> _SHORT EXERCISE_: Locate the lines of the listing below that hold "this", then copy each of them.

Entries with chart source code

----

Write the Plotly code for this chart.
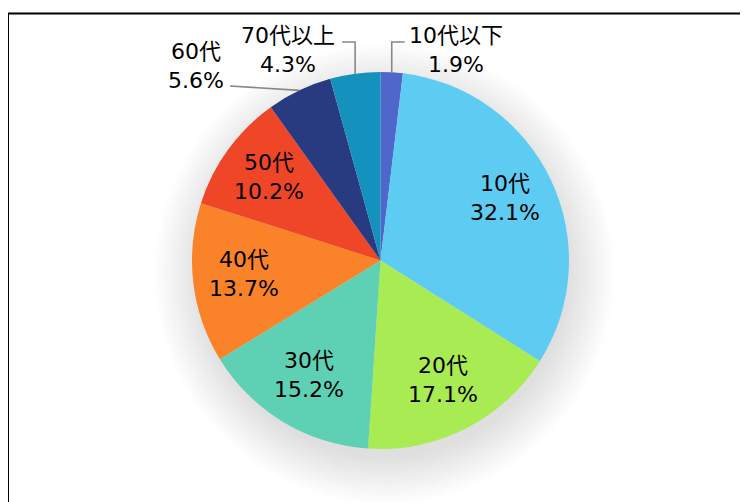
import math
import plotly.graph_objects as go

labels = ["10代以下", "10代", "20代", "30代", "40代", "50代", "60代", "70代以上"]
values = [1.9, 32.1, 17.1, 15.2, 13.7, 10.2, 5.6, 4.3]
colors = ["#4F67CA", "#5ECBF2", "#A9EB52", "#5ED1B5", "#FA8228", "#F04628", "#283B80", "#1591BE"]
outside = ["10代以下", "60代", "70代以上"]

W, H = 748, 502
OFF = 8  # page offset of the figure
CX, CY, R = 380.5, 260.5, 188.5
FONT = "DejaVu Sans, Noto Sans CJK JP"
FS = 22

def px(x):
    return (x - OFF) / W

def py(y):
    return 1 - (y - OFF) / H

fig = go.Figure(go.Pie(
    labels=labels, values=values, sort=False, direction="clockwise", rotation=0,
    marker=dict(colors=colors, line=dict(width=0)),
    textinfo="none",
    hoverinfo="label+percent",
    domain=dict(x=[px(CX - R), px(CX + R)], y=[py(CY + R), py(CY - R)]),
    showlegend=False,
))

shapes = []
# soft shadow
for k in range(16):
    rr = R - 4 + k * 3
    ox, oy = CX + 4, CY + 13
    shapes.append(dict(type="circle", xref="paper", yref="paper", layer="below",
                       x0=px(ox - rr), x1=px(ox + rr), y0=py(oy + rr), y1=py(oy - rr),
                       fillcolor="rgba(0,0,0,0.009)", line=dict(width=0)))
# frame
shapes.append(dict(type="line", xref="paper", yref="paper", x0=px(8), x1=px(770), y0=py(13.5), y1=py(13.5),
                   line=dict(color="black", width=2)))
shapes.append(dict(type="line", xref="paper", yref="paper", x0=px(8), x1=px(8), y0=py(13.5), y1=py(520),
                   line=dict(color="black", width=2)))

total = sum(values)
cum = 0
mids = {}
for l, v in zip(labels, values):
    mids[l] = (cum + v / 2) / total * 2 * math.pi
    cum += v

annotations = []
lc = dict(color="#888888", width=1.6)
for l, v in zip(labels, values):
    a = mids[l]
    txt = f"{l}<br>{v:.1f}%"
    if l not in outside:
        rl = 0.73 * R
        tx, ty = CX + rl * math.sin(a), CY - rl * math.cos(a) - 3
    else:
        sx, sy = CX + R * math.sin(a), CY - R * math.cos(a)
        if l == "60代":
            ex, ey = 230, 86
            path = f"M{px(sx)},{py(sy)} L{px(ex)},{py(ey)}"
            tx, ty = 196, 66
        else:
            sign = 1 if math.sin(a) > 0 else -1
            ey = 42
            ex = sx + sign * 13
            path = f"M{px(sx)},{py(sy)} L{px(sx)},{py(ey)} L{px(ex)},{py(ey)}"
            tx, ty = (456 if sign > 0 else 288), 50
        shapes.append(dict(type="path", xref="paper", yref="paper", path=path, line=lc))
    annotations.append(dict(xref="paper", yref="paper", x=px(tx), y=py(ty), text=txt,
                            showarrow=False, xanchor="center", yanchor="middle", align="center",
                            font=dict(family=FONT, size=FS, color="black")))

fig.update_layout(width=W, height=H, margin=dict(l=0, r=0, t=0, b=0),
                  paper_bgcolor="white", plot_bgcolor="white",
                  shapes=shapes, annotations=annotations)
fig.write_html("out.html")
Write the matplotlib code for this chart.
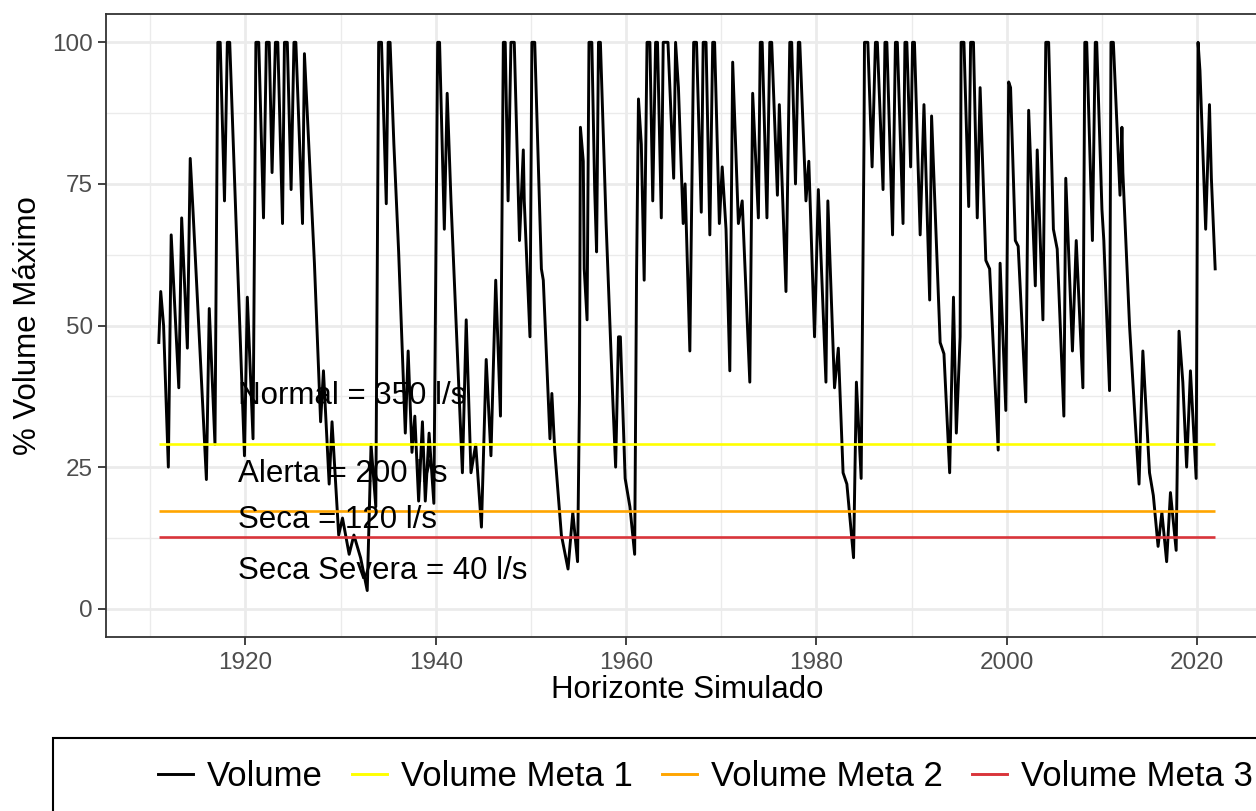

----

> _PROBLEM SOLUTION_:
Write the Plotly code for this chart.
Write the matplotlib code for this chart.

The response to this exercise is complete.